▶ DATASET CONTENT:

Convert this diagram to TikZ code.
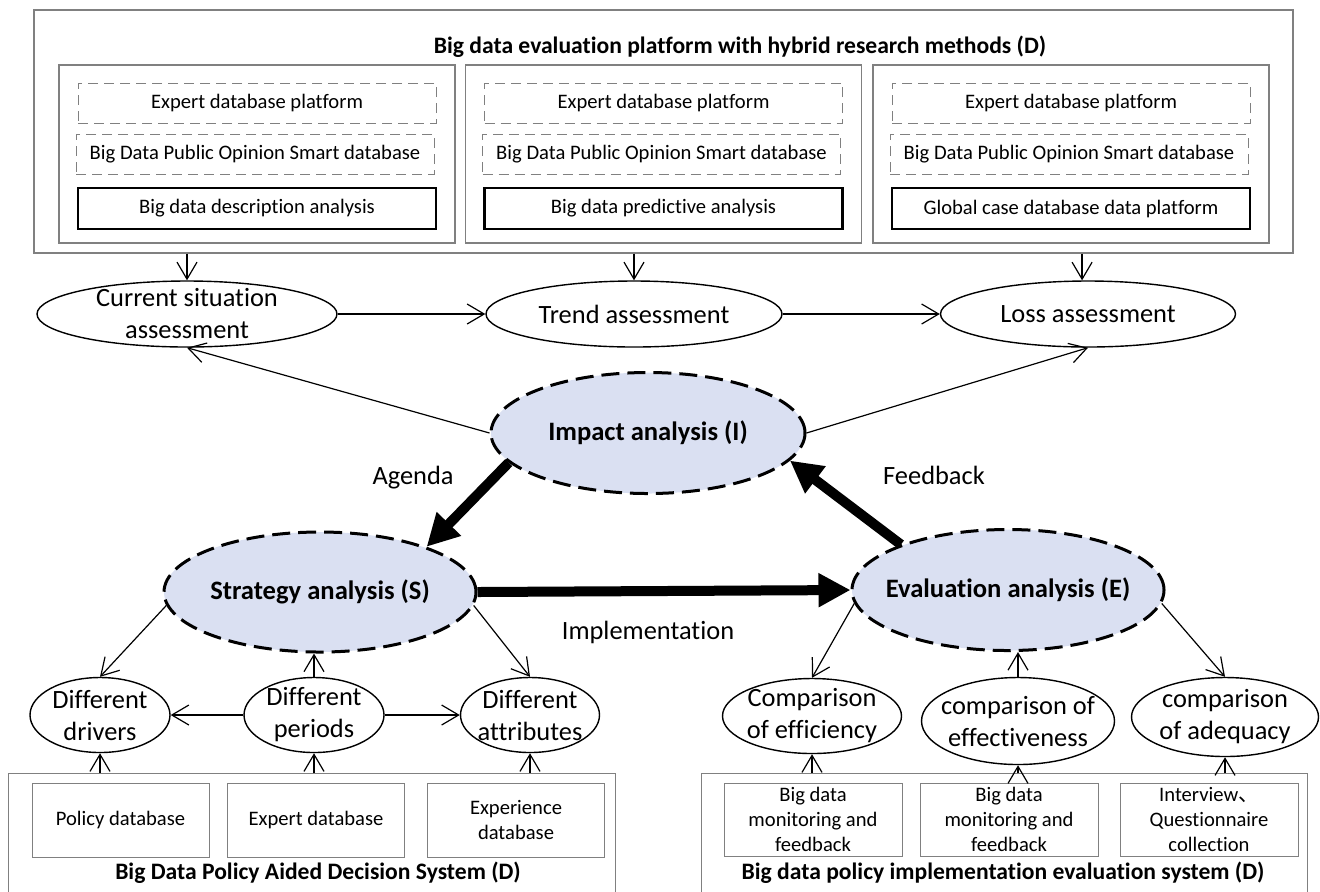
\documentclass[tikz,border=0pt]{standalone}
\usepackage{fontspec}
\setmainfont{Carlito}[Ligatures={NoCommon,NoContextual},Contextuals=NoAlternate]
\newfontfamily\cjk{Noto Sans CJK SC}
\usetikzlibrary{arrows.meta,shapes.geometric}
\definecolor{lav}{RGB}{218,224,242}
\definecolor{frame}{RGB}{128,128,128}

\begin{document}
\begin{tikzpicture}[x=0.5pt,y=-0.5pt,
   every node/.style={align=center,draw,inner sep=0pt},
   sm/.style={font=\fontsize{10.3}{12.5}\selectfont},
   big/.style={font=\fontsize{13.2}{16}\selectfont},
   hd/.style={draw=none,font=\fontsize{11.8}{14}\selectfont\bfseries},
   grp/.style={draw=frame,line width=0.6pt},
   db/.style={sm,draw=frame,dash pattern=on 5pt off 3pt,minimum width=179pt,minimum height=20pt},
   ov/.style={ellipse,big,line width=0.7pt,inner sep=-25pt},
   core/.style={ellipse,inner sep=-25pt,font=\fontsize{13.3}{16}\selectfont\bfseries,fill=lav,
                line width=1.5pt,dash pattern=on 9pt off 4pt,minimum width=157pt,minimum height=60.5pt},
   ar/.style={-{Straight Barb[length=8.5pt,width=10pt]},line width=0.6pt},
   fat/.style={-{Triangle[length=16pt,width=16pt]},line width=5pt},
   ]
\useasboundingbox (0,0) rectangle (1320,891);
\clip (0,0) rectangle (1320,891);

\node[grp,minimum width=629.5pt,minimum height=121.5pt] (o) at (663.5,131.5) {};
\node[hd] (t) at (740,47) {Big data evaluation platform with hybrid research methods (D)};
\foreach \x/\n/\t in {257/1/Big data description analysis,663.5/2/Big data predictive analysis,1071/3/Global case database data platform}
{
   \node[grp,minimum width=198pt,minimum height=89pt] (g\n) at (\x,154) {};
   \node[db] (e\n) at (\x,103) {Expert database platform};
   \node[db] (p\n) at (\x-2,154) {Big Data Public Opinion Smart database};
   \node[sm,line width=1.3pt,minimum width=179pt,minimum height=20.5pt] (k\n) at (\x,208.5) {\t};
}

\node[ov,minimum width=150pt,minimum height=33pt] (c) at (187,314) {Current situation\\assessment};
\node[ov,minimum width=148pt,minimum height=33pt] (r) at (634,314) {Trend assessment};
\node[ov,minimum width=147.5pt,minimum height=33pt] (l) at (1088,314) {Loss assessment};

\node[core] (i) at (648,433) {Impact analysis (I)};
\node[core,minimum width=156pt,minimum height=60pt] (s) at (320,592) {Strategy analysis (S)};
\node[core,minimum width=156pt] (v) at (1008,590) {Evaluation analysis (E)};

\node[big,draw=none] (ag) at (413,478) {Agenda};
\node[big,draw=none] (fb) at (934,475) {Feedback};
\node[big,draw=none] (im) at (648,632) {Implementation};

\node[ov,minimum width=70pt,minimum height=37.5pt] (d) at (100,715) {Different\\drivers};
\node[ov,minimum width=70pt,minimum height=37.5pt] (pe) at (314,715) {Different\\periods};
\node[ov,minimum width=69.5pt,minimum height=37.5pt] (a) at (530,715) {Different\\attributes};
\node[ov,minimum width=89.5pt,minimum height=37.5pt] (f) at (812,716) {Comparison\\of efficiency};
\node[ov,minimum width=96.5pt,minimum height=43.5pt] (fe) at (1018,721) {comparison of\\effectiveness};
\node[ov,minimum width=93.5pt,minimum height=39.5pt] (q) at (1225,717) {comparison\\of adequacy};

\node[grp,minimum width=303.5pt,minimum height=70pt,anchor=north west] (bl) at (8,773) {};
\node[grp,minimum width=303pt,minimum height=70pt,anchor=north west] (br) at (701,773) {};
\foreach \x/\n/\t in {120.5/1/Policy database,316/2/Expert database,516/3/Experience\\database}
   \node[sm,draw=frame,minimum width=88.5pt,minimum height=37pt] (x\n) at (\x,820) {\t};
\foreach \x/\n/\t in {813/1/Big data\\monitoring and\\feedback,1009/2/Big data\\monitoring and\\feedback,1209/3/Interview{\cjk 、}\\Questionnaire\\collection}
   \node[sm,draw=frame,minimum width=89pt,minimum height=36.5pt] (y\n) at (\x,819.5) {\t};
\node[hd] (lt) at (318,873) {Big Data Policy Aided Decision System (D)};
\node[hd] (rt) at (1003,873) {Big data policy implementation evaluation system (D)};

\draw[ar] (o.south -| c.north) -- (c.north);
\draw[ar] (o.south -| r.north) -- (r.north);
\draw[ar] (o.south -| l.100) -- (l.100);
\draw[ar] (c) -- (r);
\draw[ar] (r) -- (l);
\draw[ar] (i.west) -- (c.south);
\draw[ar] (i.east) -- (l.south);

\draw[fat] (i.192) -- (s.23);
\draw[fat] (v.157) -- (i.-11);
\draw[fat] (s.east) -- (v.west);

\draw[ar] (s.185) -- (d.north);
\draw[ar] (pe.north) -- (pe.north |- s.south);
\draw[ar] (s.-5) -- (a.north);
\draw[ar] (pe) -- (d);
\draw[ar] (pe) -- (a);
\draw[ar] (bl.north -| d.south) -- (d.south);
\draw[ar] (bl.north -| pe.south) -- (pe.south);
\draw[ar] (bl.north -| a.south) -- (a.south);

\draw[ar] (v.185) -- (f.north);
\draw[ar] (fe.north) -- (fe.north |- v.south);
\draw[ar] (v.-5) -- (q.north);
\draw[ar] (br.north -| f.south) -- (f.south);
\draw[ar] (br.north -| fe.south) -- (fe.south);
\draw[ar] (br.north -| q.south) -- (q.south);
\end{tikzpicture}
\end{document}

▶ PROBLEM STATEMENT: Return the listing above word for word, with the pictures removed.

▶ RESPONSE BELOW:
Convert this diagram to TikZ code.
\documentclass[tikz,border=0pt]{standalone}
\usepackage{fontspec}
\setmainfont{Carlito}[Ligatures={NoCommon,NoContextual},Contextuals=NoAlternate]
\newfontfamily\cjk{Noto Sans CJK SC}
\usetikzlibrary{arrows.meta,shapes.geometric}
\definecolor{lav}{RGB}{218,224,242}
\definecolor{frame}{RGB}{128,128,128}

\begin{document}
\begin{tikzpicture}[x=0.5pt,y=-0.5pt,
   every node/.style={align=center,draw,inner sep=0pt},
   sm/.style={font=\fontsize{10.3}{12.5}\selectfont},
   big/.style={font=\fontsize{13.2}{16}\selectfont},
   hd/.style={draw=none,font=\fontsize{11.8}{14}\selectfont\bfseries},
   grp/.style={draw=frame,line width=0.6pt},
   db/.style={sm,draw=frame,dash pattern=on 5pt off 3pt,minimum width=179pt,minimum height=20pt},
   ov/.style={ellipse,big,line width=0.7pt,inner sep=-25pt},
   core/.style={ellipse,inner sep=-25pt,font=\fontsize{13.3}{16}\selectfont\bfseries,fill=lav,
                line width=1.5pt,dash pattern=on 9pt off 4pt,minimum width=157pt,minimum height=60.5pt},
   ar/.style={-{Straight Barb[length=8.5pt,width=10pt]},line width=0.6pt},
   fat/.style={-{Triangle[length=16pt,width=16pt]},line width=5pt},
   ]
\useasboundingbox (0,0) rectangle (1320,891);
\clip (0,0) rectangle (1320,891);

\node[grp,minimum width=629.5pt,minimum height=121.5pt] (o) at (663.5,131.5) {};
\node[hd] (t) at (740,47) {Big data evaluation platform with hybrid research methods (D)};
\foreach \x/\n/\t in {257/1/Big data description analysis,663.5/2/Big data predictive analysis,1071/3/Global case database data platform}
{
   \node[grp,minimum width=198pt,minimum height=89pt] (g\n) at (\x,154) {};
   \node[db] (e\n) at (\x,103) {Expert database platform};
   \node[db] (p\n) at (\x-2,154) {Big Data Public Opinion Smart database};
   \node[sm,line width=1.3pt,minimum width=179pt,minimum height=20.5pt] (k\n) at (\x,208.5) {\t};
}

\node[ov,minimum width=150pt,minimum height=33pt] (c) at (187,314) {Current situation\\assessment};
\node[ov,minimum width=148pt,minimum height=33pt] (r) at (634,314) {Trend assessment};
\node[ov,minimum width=147.5pt,minimum height=33pt] (l) at (1088,314) {Loss assessment};

\node[core] (i) at (648,433) {Impact analysis (I)};
\node[core,minimum width=156pt,minimum height=60pt] (s) at (320,592) {Strategy analysis (S)};
\node[core,minimum width=156pt] (v) at (1008,590) {Evaluation analysis (E)};

\node[big,draw=none] (ag) at (413,478) {Agenda};
\node[big,draw=none] (fb) at (934,475) {Feedback};
\node[big,draw=none] (im) at (648,632) {Implementation};

\node[ov,minimum width=70pt,minimum height=37.5pt] (d) at (100,715) {Different\\drivers};
\node[ov,minimum width=70pt,minimum height=37.5pt] (pe) at (314,715) {Different\\periods};
\node[ov,minimum width=69.5pt,minimum height=37.5pt] (a) at (530,715) {Different\\attributes};
\node[ov,minimum width=89.5pt,minimum height=37.5pt] (f) at (812,716) {Comparison\\of efficiency};
\node[ov,minimum width=96.5pt,minimum height=43.5pt] (fe) at (1018,721) {comparison of\\effectiveness};
\node[ov,minimum width=93.5pt,minimum height=39.5pt] (q) at (1225,717) {comparison\\of adequacy};

\node[grp,minimum width=303.5pt,minimum height=70pt,anchor=north west] (bl) at (8,773) {};
\node[grp,minimum width=303pt,minimum height=70pt,anchor=north west] (br) at (701,773) {};
\foreach \x/\n/\t in {120.5/1/Policy database,316/2/Expert database,516/3/Experience\\database}
   \node[sm,draw=frame,minimum width=88.5pt,minimum height=37pt] (x\n) at (\x,820) {\t};
\foreach \x/\n/\t in {813/1/Big data\\monitoring and\\feedback,1009/2/Big data\\monitoring and\\feedback,1209/3/Interview{\cjk 、}\\Questionnaire\\collection}
   \node[sm,draw=frame,minimum width=89pt,minimum height=36.5pt] (y\n) at (\x,819.5) {\t};
\node[hd] (lt) at (318,873) {Big Data Policy Aided Decision System (D)};
\node[hd] (rt) at (1003,873) {Big data policy implementation evaluation system (D)};

\draw[ar] (o.south -| c.north) -- (c.north);
\draw[ar] (o.south -| r.north) -- (r.north);
\draw[ar] (o.south -| l.100) -- (l.100);
\draw[ar] (c) -- (r);
\draw[ar] (r) -- (l);
\draw[ar] (i.west) -- (c.south);
\draw[ar] (i.east) -- (l.south);

\draw[fat] (i.192) -- (s.23);
\draw[fat] (v.157) -- (i.-11);
\draw[fat] (s.east) -- (v.west);

\draw[ar] (s.185) -- (d.north);
\draw[ar] (pe.north) -- (pe.north |- s.south);
\draw[ar] (s.-5) -- (a.north);
\draw[ar] (pe) -- (d);
\draw[ar] (pe) -- (a);
\draw[ar] (bl.north -| d.south) -- (d.south);
\draw[ar] (bl.north -| pe.south) -- (pe.south);
\draw[ar] (bl.north -| a.south) -- (a.south);

\draw[ar] (v.185) -- (f.north);
\draw[ar] (fe.north) -- (fe.north |- v.south);
\draw[ar] (v.-5) -- (q.north);
\draw[ar] (br.north -| f.south) -- (f.south);
\draw[ar] (br.north -| fe.south) -- (fe.south);
\draw[ar] (br.north -| q.south) -- (q.south);
\end{tikzpicture}
\end{document}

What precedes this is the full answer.